Si hablamos de sensualidad, intrigas, asesinatos y golpes de Estado, el palacio de Topkapi, la antigua residencia de los sultanes otomanos, hoy uno de los museos más importantes del mundo, es imperdible. Aunque han pasado 50 años del estreno de la película Topkapi, con Melina Mercouri, Maximilian Schell y Peter Ustinov, la distribución del palacio no ha cambiado, y podemos ver no solamente su interior, sino además unas hermosas vistas de los barrios menos turísticos de la ciudad turca.
El harén, o serrallo, dentro de Topkapi, era una ciudad en sí misma. Allí vivían la familia del sultán y sus cientos de queridas. Se seguía un estricto código de relaciones de poder. La mujer más importante era la valida, la madre del sultán. Aunque también sucedían cosas inesperadas, como el asesinato de unas de las esclavas sexuales. Una buena descripción de la vida en el serrallo durante el siglo XIX lo encontramos en El árbol de los jenízaros, de Jason Goodwin, como podemos ver en este párrafo. “Yashim, en realidad, había encontrado tiempo para visitar el harén aquel día; pero había ido discretamente, sin avisar a nadie, simplemente a ver dónde había sido hallado el cuerpo, y dónde había vivido la muchacha. Su habitación, que había compartido con otras tres muchachas, tenía camas de hierro y varias filas de perchas en las cuales las jóvenes colgaban sus ropas y las bolsas que contenían los jabones perfumados que les gustaban, algunos chales y babuchas, retales de ropa y los brazaletes y joyas que poseían. Como Cariyeler, doncellas del harén, sus compañeras de cuarto no habían sido aún ascendidas al rango de gözde, pero lo estaban esperando”.

EL MAR ETERNO
El turco y premio Nobel de literatura Orham Pamuk ha descrito como pocos el espíritu de su ciudad natal, en un libro que lleva el nombre de Estambul.
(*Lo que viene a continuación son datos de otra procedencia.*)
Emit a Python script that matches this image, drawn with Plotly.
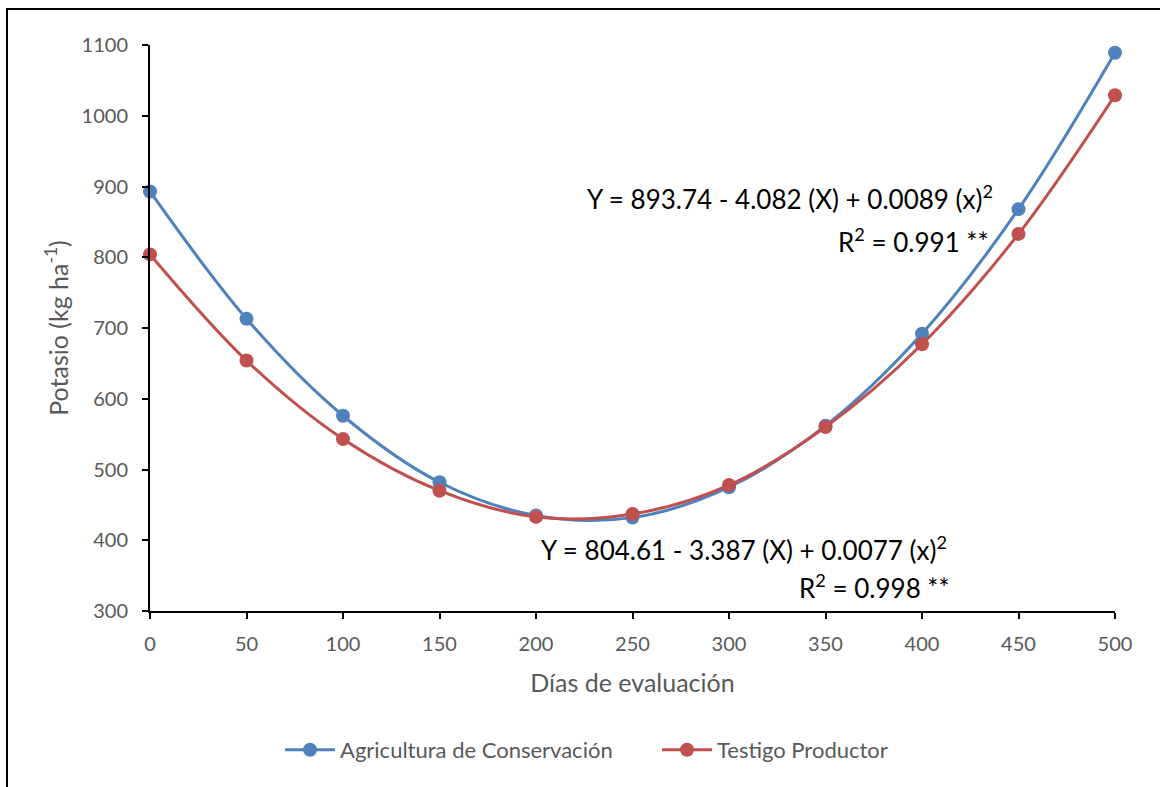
import plotly.graph_objects as go

dias = [0, 50, 100, 150, 200, 250, 300, 350, 400, 450, 500]
agricultura_conservacion = [893, 713, 576, 482, 435, 432, 475, 562, 692, 868, 1089]
testigo_productor = [804, 654, 543, 470, 433, 437, 478, 560, 677, 833, 1029]

BLUE = "#4F81BD"
RED = "#C0504D"
GREY = "#595959"
FONT = "Lato"

fig = go.Figure()
fig.add_trace(go.Scatter(
    x=dias, y=agricultura_conservacion, name="Agricultura de Conservación",
    mode="lines+markers", line=dict(color=BLUE, width=3, shape="spline", smoothing=1.0),
    marker=dict(color=BLUE, size=14), cliponaxis=False))
fig.add_trace(go.Scatter(
    x=dias, y=testigo_productor, name="Testigo Productor",
    mode="lines+markers", line=dict(color=RED, width=3, shape="spline", smoothing=1.0),
    marker=dict(color=RED, size=14), cliponaxis=False))

ann_font = dict(family=FONT, size=26, color="black")
fig.add_annotation(x=438, y=884, xref="x", yref="y", xanchor="right", yanchor="middle",
                   text="Y = 893.74 - 4.082 (X) + 0.0089 (x)<sup>2</sup>", showarrow=False, font=ann_font)
fig.add_annotation(x=435, y=824, xref="x", yref="y", xanchor="right", yanchor="middle",
                   text="R<sup>2</sup> = 0.991 **", showarrow=False, font=ann_font)
fig.add_annotation(x=414, y=388, xref="x", yref="y", xanchor="right", yanchor="middle",
                   text="Y = 804.61 - 3.387 (X) + 0.0077 (x)<sup>2</sup>", showarrow=False, font=ann_font)
fig.add_annotation(x=415, y=334, xref="x", yref="y", xanchor="right", yanchor="middle",
                   text="R<sup>2</sup> = 0.998 **", showarrow=False, font=ann_font)

# outer chart frame
fig.add_shape(type="rect", xref="paper", yref="paper",
              x0=-0.1482, x1=1.06, y0=-0.34, y1=1.0636,
              line=dict(color="black", width=2), fillcolor="rgba(0,0,0,0)", layer="below")

fig.update_layout(
    width=1160, height=787,
    margin=dict(l=150, r=45, t=45, b=176, autoexpand=False),
    paper_bgcolor="white", plot_bgcolor="white",
    font=dict(family=FONT, size=20, color=GREY),
    showlegend=True,
    legend=dict(orientation="h", x=(280 - 150) / 965, xanchor="left", y=-0.2456, yanchor="middle",
                font=dict(family=FONT, size=22, color=GREY), itemwidth=50,
                entrywidth=312, entrywidthmode="pixels"),
    xaxis=dict(range=[0, 500], tickmode="array", tickvals=dias, ticks="outside", ticklen=6,
               tickwidth=2, tickcolor="black", showline=True, linecolor="black", linewidth=2,
               showgrid=False, zeroline=False, ticklabelstandoff=8,
               title=dict(text="Días de evaluación", font=dict(family=FONT, size=25, color=GREY), standoff=20),
               tickfont=dict(family=FONT, size=20, color=GREY)),
    yaxis=dict(range=[300, 1100], dtick=100, ticks="outside", ticklen=6,
               tickwidth=2, tickcolor="black", showline=True, linecolor="black", linewidth=2,
               showgrid=False, zeroline=False, ticklabelstandoff=10,
               title=dict(text="Potasio (kg ha<sup>-1</sup>)", font=dict(family=FONT, size=25, color=GREY), standoff=6),
               tickfont=dict(family=FONT, size=20, color=GREY)),
)

fig.write_html("out.html")
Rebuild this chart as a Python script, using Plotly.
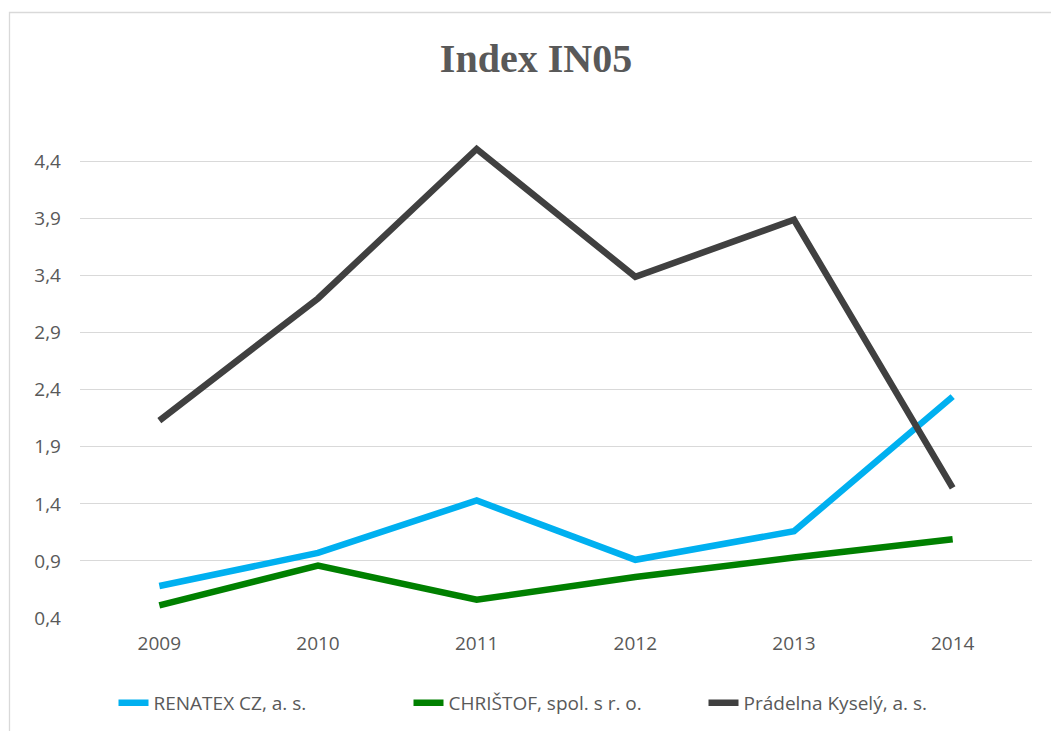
import plotly.graph_objects as go

years = ["2009", "2010", "2011", "2012", "2013", "2014"]
renatex = [0.68, 0.97, 1.43, 0.91, 1.16, 2.34]
christof = [0.51, 0.86, 0.56, 0.76, 0.93, 1.09]
pradelna = [2.13, 3.20, 4.51, 3.39, 3.89, 1.54]

y_ticks = [0.4, 0.9, 1.4, 1.9, 2.4, 2.9, 3.4, 3.9, 4.4]
y_tick_text = ["0,4", "0,9", "1,4", "1,9", "2,4", "2,9", "3,4", "3,9", "4,4"]

series = [
    ("RENATEX CZ, a. s.", renatex, "#00B0F0"),
    ("CHRIŠTOF, spol. s r. o.", christof, "#008000"),
    ("Prádelna Kyselý, a. s.", pradelna, "#404040"),
]

fig = go.Figure()
for name, vals, color in series:
    fig.add_trace(go.Scatter(
        x=years, y=vals, name=name, mode="lines",
        line=dict(color=color, width=6.5),
    ))

W, H = 1051, 731
ml, mr, mt, mb = 80, 19, 133, 113
pw, ph = W - ml - mr, H - mt - mb

def px_x(x):
    return (x - ml) / pw

def px_y(y):
    return (H - mb - y) / ph

label_font = dict(family="Open Sans, Liberation Sans, sans-serif", size=19, color="#595959")

fig.update_layout(
    width=W, height=H,
    margin=dict(l=ml, r=mr, t=mt, b=mb, autoexpand=False),
    paper_bgcolor="white", plot_bgcolor="white",
    title=dict(
        text="<b>Index IN05</b>",
        font=dict(family="Liberation Serif, Times New Roman, serif", size=40, color="#595959"),
        x=536 / W, xanchor="center", xref="container",
        y=1 - 58 / H, yanchor="middle", yref="container",
    ),
    xaxis=dict(
        type="category", range=[-0.5, 5.5],
        showgrid=False, zeroline=False, showline=False,
        ticks="", ticklabelstandoff=12,
        tickfont=label_font,
    ),
    yaxis=dict(
        range=[0.4, 4.65], tickvals=y_ticks, ticktext=y_tick_text,
        showgrid=True, gridcolor="#D9D9D9", gridwidth=1.3,
        zeroline=False, showline=False, ticks="", ticklabelstandoff=18,
        tickfont=label_font,
    ),
    legend=dict(
        orientation="h", x=0.5, xanchor="center",
        y=px_y(703), yanchor="middle",
        entrywidth=250, entrywidthmode="pixels",
        font=label_font,
        bgcolor="rgba(0,0,0,0)",
    ),
    showlegend=True,
)

# light outer frame of the chart
fig.add_shape(
    type="rect", xref="paper", yref="paper",
    x0=px_x(9.5), x1=px_x(1053), y0=px_y(733), y1=px_y(12.5),
    line=dict(color="#D9D9D9", width=1.3), fillcolor="rgba(0,0,0,0)",
    layer="below",
)

fig.write_html("out.html")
Su retrato de los barrios se entrecruza en todo momento con su vida: “El placer de pasear por el Bósforo se debe a que uno siente que se halla en un mar en movimiento, poderoso y profundo dentro de una ciudad enorme, histórica y descuidada… Las mañanas brumosas y cubiertas de humo, las noches de lluvia y viento, las bandadas de gaviotas instaladas en las cúpulas de las mezquitas, la contaminación del aire, las chimeneas de las estufas, que se alargan de las casas a las calles como si fueran cañones de artillería que despiden un humo sucio, los contenedores de basura oxidados, los descuidados parques que en los días de invierno se quedan vacíos, y la prisa de la gente que regresa a sus casas las noches invernales entre el barro y la nieve, llaman a ese sentimiento interior del blanco y negro que se agita en mi alma entre la alegría y la tristeza: las fuentes antiguas rotas aquí y allá que llevan siglos sin funcionar, las tienduchas destartaladas que aparecen de repente alrededor de las viejas mezquitas de los suburbios o, sin que nadie lo perciba ya, alrededor de las grandes mezquitas aljamas, la multitud de alumnos de escuela primaria con sus babis negros y sus cuellos blancos…”.